Referring to FIG. 6, the improved gain performance achieved with the multi-layer structure is depicted. By varying the dielectric constant of ferroelectric layer 10, it can be shown that the optimized S11 and VSWR performance for the multi-layered antenna structure is repeated at other resonating frequencies, thereby demonstrating the effect of tunability. The gain performance, however, might degrade earlier when the dielectric constant is varied over a wider range.
By way of example, a single layer antenna is first constructed with a ferroelectric layer and a feeder-resonator. The ferroelectric layer has a dielectric constant of 16, a loss tangent of 2.82 and a thickness of 1.5 mm. The feeder-resonator has a dimension of 48 mm by 41.34 mm. The S11 has an optimized value of −44 dB at a frequency of 915 MHz. The gain is −10 dB. The tunability obtained is 2.8% with a bias voltage of 1.46 kV.
On the other hand, the multi-layer antenna of the invention, for this example, has an air gap separation of about 7 mm. Second dielectric layer 30 has a dielectric constant of 120 and a thickness of 1.6 mm. The dimension of conductive sheet 31 is reduced slightly compared to that of feeder-resonator 11. The gain obtained is 3.8 dB at 848 MHz. Optimized performance is repeated over at least a 3% tunable shift in frequency. The shift in center frequency is due to second dielectric layer 30. However, a positive gain is achieved where there is in no way possible for a single layer structure, even though the S11 and VSWR performance are optimized.

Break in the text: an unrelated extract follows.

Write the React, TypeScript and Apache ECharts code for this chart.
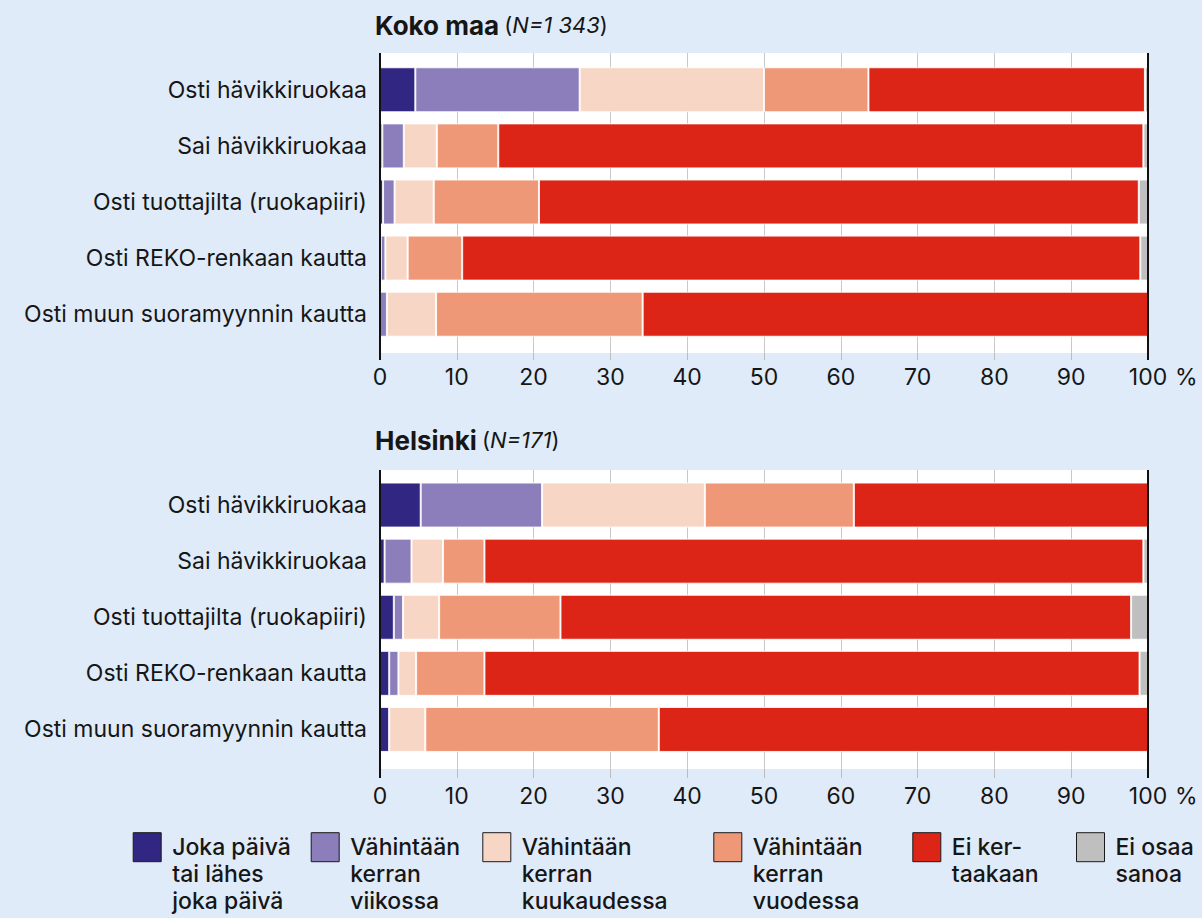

The entire antenna structure can operate in a continuous tunable mode that exhibits resonance at different tunable frequency bands and at the same time with enhanced radiation efficiency. Applications may include, but are not limited to, frequency hopping communications systems, adaptive antenna arrays and antennas for re-entry vehicles.
The present invention having been thus described with particular reference to the preferred forms thereof, it will be obvious that various changes and modifications may be made therein without departing from the spirit and scope of the present invention as defined in the appended claims.